## Available data
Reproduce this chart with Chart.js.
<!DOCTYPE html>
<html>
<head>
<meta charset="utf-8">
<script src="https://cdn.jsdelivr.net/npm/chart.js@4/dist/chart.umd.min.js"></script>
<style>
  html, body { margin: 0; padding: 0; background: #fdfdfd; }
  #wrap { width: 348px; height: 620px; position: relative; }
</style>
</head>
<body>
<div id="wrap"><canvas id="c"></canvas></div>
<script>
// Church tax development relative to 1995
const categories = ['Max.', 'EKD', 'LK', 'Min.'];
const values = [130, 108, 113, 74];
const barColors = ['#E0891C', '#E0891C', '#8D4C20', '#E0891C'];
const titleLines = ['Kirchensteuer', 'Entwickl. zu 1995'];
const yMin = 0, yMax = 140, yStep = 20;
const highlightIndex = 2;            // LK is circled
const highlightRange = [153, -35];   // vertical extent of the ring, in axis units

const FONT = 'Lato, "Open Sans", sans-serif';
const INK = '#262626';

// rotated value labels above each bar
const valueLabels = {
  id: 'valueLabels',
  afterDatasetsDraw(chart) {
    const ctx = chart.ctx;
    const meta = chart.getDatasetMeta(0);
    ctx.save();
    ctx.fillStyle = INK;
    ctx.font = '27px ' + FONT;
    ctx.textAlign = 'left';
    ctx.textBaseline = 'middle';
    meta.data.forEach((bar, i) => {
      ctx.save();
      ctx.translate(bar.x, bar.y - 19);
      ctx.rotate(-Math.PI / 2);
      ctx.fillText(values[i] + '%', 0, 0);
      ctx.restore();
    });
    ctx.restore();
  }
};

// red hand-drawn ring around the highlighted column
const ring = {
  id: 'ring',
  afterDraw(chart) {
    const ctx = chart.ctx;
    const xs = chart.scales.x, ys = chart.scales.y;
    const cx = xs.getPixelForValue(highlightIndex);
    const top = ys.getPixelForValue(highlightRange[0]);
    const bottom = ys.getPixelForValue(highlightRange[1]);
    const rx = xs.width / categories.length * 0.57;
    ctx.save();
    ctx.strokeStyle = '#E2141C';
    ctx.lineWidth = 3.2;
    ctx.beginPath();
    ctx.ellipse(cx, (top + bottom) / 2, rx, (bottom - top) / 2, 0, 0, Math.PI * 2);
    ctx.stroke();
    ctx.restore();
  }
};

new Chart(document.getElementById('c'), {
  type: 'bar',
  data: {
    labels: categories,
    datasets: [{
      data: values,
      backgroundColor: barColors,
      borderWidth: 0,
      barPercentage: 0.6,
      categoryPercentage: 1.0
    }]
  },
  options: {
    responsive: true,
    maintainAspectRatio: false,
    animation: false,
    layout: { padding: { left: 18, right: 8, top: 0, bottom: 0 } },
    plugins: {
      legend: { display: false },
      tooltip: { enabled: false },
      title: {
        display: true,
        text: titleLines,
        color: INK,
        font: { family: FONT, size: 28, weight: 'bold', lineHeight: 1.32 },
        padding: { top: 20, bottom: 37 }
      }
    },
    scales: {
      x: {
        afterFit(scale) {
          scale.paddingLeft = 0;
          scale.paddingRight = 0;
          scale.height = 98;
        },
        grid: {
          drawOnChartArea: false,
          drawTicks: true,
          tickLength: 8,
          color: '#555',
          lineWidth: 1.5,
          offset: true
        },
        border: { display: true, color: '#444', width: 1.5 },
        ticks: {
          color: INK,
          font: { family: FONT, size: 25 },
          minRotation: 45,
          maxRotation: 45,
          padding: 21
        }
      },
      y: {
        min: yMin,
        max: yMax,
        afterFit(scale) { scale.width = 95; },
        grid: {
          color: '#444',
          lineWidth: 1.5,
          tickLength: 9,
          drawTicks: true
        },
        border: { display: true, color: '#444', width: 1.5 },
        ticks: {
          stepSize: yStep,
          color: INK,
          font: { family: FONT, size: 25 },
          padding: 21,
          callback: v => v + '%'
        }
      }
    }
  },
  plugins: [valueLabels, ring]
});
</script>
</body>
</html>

--

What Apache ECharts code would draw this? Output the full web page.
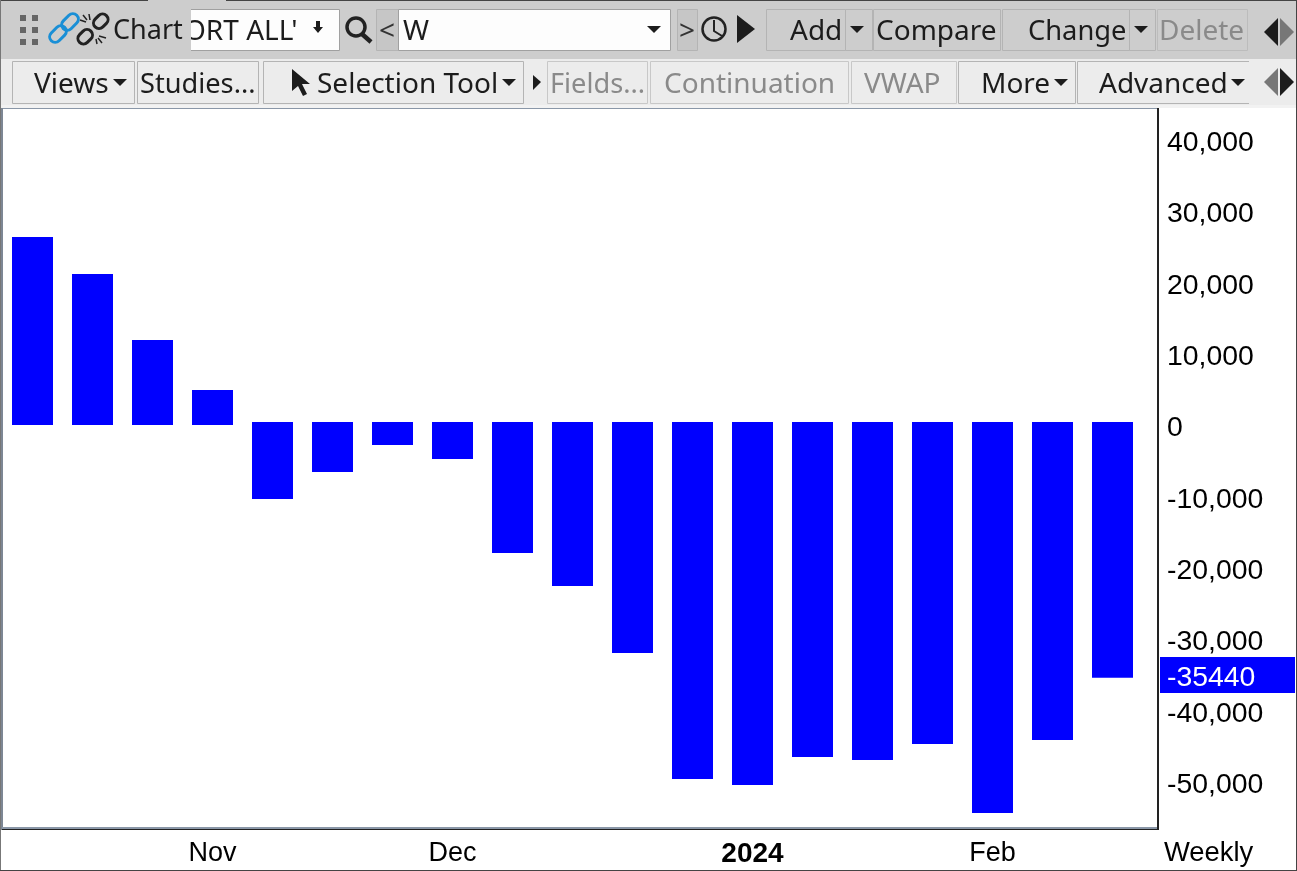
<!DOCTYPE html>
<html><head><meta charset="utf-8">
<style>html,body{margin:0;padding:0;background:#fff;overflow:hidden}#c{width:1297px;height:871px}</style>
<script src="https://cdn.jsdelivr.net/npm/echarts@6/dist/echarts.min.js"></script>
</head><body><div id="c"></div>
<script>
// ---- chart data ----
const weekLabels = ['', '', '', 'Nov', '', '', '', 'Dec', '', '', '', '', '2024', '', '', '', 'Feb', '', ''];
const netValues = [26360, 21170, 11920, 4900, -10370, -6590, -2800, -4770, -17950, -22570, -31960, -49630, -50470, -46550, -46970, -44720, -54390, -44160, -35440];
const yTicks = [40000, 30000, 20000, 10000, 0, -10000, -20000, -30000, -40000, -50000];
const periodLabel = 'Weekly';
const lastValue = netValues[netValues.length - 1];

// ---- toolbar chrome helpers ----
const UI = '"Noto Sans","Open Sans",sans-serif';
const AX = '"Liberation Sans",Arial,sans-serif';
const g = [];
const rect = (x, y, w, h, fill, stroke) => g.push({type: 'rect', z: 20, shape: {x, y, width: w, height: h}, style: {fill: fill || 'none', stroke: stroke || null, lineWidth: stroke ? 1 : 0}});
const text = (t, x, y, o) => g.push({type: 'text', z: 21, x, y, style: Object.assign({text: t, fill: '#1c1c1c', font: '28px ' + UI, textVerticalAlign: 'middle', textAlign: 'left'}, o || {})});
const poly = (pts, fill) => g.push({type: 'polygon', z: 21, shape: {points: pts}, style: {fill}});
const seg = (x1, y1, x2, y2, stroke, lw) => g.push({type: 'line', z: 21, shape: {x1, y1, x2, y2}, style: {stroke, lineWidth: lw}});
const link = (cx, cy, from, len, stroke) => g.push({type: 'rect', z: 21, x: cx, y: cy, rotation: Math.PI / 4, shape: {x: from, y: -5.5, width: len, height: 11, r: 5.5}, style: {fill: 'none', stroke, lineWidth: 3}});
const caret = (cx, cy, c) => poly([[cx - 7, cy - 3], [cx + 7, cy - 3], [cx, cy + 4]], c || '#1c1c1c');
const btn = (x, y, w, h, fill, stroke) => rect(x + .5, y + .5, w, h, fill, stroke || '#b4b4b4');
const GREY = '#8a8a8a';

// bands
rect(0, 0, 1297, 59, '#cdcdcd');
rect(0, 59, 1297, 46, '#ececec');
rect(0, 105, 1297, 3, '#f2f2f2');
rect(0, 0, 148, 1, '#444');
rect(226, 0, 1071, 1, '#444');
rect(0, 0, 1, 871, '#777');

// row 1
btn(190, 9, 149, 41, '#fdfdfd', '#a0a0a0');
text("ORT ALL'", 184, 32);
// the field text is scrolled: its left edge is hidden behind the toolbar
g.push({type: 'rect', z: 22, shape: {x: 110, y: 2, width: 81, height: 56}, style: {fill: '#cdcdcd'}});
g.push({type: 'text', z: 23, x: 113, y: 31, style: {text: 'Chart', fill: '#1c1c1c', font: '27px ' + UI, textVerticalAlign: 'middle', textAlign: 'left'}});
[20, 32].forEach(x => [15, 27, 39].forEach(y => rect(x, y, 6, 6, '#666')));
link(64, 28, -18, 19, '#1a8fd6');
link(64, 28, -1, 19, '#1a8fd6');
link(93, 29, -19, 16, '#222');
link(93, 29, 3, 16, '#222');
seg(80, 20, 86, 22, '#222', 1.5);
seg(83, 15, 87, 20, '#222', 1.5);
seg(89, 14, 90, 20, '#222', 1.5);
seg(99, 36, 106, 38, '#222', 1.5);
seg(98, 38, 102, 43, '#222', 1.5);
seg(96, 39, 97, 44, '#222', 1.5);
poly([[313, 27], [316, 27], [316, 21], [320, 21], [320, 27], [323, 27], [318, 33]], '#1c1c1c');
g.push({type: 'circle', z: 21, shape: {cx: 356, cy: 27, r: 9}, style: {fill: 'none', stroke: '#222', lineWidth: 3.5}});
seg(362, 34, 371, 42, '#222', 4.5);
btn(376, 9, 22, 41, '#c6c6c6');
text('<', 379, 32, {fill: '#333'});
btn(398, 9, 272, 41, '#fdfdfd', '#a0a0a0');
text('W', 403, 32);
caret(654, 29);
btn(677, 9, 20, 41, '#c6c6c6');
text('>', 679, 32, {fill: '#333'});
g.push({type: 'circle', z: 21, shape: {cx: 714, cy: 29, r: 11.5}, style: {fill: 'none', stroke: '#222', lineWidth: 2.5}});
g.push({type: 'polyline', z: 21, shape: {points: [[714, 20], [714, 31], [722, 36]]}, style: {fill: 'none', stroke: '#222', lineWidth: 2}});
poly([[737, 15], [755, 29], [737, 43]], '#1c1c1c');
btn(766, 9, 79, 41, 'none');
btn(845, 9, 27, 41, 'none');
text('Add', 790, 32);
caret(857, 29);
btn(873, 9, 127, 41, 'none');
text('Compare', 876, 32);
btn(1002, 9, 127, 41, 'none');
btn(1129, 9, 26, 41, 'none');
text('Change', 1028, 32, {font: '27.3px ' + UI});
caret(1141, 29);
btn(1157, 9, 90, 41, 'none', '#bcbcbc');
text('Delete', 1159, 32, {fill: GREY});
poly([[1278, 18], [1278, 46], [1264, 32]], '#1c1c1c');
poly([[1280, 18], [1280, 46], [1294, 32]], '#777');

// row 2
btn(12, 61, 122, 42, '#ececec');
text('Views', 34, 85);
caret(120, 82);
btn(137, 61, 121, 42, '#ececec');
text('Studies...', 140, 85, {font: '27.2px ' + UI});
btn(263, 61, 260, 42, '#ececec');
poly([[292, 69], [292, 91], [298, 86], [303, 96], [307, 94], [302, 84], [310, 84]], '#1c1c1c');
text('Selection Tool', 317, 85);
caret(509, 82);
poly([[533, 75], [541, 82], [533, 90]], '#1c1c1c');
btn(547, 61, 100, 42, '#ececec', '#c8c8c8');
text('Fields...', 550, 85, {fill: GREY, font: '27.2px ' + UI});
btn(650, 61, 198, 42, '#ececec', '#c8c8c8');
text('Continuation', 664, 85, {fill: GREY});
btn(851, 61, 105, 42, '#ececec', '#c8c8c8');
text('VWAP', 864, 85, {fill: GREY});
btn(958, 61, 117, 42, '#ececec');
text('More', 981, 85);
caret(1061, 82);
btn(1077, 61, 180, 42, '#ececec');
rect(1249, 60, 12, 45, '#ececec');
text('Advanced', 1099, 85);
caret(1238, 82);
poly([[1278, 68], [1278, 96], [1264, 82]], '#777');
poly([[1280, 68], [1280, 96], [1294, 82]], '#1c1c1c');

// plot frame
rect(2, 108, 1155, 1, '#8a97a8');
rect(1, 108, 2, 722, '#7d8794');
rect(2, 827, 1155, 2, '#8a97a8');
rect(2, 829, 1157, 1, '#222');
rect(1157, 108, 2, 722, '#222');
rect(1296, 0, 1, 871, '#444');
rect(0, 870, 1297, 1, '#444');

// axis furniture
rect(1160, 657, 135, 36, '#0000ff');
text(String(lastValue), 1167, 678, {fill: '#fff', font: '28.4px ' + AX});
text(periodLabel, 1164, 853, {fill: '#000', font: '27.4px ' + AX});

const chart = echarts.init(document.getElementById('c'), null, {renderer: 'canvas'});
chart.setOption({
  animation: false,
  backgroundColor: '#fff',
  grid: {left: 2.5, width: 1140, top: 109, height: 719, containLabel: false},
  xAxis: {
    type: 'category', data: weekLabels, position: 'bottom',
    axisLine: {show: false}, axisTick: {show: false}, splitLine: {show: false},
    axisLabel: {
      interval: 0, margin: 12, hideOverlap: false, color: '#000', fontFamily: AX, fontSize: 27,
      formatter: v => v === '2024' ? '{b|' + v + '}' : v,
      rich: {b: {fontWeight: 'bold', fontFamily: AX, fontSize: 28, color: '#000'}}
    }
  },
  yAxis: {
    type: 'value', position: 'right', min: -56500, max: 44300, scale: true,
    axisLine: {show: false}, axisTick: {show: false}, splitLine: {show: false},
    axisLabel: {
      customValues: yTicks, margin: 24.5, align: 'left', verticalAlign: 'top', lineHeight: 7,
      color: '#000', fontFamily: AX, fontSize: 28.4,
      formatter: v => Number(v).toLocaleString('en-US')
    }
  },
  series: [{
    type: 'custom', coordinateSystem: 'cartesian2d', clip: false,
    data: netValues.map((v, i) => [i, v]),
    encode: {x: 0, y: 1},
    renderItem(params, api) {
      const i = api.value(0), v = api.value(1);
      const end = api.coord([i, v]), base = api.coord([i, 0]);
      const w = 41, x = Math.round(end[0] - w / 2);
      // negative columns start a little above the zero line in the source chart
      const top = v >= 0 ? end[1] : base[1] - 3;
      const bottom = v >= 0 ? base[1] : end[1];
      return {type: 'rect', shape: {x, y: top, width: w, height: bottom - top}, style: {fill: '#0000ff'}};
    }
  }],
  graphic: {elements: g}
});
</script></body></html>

## Requirement
Begin with the line where "What Apache ECharts" appears and end with the line where "const lastValue = netValues[netValues.length" appears. Copy only that stretch, exactly, with no pictures.

## Task solution
What Apache ECharts code would draw this? Output the full web page.
<!DOCTYPE html>
<html><head><meta charset="utf-8">
<style>html,body{margin:0;padding:0;background:#fff;overflow:hidden}#c{width:1297px;height:871px}</style>
<script src="https://cdn.jsdelivr.net/npm/echarts@6/dist/echarts.min.js"></script>
</head><body><div id="c"></div>
<script>
// ---- chart data ----
const weekLabels = ['', '', '', 'Nov', '', '', '', 'Dec', '', '', '', '', '2024', '', '', '', 'Feb', '', ''];
const netValues = [26360, 21170, 11920, 4900, -10370, -6590, -2800, -4770, -17950, -22570, -31960, -49630, -50470, -46550, -46970, -44720, -54390, -44160, -35440];
const yTicks = [40000, 30000, 20000, 10000, 0, -10000, -20000, -30000, -40000, -50000];
const periodLabel = 'Weekly';
const lastValue = netValues[netValues.length - 1];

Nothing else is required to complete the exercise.